=== Work required ===
Wherever the word "with" appears in a line, copy that line.

=== Records for processing ===
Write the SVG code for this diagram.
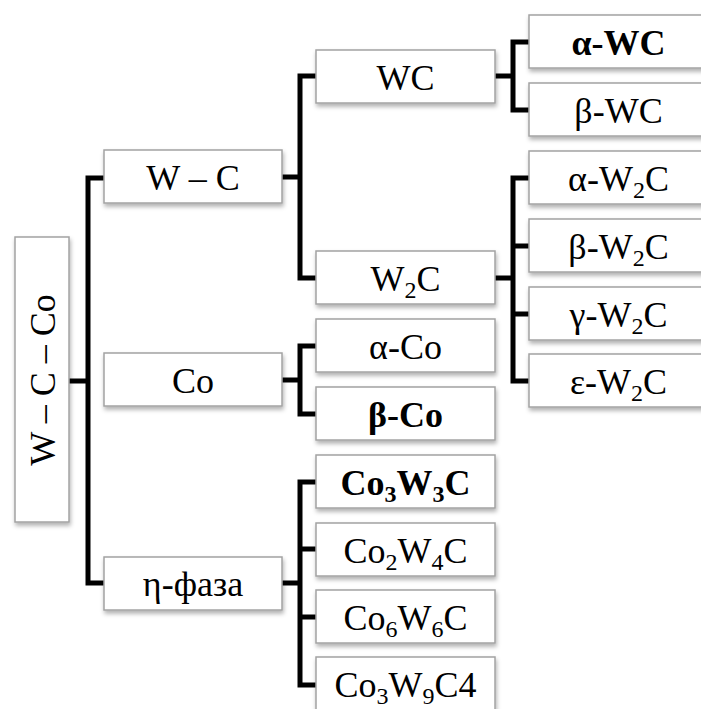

* * *

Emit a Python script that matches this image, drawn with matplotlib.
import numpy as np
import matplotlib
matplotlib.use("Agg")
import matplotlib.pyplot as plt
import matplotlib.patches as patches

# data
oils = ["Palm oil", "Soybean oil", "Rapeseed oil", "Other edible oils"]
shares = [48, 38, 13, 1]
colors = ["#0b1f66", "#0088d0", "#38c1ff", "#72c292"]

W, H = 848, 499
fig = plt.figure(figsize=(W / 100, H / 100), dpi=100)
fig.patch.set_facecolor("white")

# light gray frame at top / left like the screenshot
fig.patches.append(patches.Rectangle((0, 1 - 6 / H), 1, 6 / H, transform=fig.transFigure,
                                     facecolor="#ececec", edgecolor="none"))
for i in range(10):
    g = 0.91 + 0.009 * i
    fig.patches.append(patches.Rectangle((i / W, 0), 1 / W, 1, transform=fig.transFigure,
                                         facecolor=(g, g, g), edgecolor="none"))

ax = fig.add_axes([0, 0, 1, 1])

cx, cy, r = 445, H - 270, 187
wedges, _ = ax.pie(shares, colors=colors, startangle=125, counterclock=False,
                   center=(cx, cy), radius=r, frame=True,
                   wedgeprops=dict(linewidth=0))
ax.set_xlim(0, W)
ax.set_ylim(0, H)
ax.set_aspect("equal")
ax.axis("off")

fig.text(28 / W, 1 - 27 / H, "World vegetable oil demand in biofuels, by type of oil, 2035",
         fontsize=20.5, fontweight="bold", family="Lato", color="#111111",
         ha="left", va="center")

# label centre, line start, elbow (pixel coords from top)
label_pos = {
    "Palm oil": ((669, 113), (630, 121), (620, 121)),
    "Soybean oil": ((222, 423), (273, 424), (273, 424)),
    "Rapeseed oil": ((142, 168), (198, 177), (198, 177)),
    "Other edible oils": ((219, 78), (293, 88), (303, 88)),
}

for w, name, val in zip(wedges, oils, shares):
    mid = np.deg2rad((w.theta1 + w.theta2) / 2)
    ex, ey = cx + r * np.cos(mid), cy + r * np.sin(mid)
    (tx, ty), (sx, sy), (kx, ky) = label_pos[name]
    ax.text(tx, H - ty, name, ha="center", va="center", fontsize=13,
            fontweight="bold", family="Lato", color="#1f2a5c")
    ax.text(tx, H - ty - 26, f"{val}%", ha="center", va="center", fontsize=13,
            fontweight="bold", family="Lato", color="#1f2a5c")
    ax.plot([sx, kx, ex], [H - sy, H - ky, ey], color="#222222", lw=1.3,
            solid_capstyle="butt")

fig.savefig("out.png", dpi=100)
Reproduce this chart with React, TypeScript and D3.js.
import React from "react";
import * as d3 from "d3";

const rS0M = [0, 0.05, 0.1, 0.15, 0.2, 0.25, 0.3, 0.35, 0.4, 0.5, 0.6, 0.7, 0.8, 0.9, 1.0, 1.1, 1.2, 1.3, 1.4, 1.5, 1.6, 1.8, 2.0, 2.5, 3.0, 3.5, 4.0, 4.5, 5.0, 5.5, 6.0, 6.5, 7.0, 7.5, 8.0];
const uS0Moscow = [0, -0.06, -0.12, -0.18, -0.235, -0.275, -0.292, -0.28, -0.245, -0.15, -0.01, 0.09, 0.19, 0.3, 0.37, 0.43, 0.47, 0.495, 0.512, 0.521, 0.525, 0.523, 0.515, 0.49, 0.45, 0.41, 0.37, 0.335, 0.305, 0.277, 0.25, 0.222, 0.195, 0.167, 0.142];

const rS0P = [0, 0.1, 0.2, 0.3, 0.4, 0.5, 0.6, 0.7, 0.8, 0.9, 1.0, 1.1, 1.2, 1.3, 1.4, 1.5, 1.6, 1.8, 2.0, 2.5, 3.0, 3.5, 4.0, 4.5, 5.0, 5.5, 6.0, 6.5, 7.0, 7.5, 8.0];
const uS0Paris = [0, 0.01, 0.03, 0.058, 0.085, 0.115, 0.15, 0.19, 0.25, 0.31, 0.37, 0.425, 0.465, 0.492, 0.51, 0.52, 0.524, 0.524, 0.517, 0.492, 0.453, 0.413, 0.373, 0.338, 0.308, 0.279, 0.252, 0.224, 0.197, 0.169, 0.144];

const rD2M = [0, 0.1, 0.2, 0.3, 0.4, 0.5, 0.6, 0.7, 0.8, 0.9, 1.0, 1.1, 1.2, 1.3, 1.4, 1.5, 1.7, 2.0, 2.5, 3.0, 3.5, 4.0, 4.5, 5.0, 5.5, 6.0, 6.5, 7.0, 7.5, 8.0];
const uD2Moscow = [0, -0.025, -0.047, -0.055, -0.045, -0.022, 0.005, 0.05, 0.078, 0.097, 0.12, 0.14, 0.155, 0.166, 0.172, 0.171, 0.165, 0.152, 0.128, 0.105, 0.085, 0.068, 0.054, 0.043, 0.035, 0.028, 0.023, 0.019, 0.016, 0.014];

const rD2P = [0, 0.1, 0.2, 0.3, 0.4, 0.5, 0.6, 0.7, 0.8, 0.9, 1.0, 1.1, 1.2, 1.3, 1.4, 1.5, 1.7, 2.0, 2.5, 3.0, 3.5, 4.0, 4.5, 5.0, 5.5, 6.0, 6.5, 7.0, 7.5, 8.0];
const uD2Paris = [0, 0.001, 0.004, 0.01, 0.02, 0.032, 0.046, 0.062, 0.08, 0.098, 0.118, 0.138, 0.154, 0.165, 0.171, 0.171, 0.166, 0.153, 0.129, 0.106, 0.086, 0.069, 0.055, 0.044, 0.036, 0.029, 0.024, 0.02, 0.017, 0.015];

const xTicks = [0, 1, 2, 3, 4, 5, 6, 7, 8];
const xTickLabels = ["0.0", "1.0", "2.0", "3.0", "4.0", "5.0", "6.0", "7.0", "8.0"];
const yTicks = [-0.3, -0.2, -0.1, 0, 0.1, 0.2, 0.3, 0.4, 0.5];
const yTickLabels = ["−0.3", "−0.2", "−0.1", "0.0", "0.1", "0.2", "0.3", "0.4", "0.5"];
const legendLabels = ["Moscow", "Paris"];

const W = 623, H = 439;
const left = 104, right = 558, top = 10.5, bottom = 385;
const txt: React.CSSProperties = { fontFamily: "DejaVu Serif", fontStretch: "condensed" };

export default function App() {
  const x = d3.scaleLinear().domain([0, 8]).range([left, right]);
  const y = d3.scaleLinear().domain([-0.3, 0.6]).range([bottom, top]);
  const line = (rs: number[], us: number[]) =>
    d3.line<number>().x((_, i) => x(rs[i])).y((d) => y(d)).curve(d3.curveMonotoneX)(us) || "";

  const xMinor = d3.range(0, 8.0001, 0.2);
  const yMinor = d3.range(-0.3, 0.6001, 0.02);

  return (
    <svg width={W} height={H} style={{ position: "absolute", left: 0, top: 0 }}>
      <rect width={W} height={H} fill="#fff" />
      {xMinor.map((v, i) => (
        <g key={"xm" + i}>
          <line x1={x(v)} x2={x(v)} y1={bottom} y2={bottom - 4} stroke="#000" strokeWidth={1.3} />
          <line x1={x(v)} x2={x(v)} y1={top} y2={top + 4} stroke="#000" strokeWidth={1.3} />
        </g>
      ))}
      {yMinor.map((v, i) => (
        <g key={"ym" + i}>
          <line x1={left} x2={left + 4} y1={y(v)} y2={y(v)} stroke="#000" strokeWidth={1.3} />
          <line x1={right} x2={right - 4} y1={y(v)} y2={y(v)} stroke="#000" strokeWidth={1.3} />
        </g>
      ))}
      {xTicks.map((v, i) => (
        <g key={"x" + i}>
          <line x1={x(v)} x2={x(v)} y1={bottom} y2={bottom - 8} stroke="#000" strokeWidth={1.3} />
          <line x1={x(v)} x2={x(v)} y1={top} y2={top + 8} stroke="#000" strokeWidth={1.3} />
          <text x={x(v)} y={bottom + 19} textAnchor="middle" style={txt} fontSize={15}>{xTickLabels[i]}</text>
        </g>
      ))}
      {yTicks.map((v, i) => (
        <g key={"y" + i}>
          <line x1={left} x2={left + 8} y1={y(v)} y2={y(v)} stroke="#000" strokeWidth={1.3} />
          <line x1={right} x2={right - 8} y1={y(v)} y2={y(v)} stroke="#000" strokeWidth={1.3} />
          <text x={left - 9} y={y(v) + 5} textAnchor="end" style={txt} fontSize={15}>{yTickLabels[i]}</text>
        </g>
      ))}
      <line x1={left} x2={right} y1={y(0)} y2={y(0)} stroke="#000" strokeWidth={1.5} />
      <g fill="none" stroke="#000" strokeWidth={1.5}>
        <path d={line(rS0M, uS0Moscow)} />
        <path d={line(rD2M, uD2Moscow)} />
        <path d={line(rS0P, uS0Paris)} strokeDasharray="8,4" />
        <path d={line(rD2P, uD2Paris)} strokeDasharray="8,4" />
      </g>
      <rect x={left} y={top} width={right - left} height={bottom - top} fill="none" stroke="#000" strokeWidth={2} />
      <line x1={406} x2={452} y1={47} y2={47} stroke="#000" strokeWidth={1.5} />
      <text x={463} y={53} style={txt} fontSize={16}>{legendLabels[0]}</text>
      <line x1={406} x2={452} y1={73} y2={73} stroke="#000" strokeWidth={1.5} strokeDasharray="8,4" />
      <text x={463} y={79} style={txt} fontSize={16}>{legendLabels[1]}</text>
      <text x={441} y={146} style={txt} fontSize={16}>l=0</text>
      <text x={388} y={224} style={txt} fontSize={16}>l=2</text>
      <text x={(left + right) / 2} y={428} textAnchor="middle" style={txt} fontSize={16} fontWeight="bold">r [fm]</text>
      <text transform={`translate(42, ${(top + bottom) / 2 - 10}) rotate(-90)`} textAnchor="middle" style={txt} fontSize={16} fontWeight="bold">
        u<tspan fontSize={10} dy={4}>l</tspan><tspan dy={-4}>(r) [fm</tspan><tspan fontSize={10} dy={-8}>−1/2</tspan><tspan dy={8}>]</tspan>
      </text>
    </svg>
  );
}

=== Exercise answer ===
Emit a Python script that matches this image, drawn with matplotlib.
Reproduce this chart with React, TypeScript and D3.js.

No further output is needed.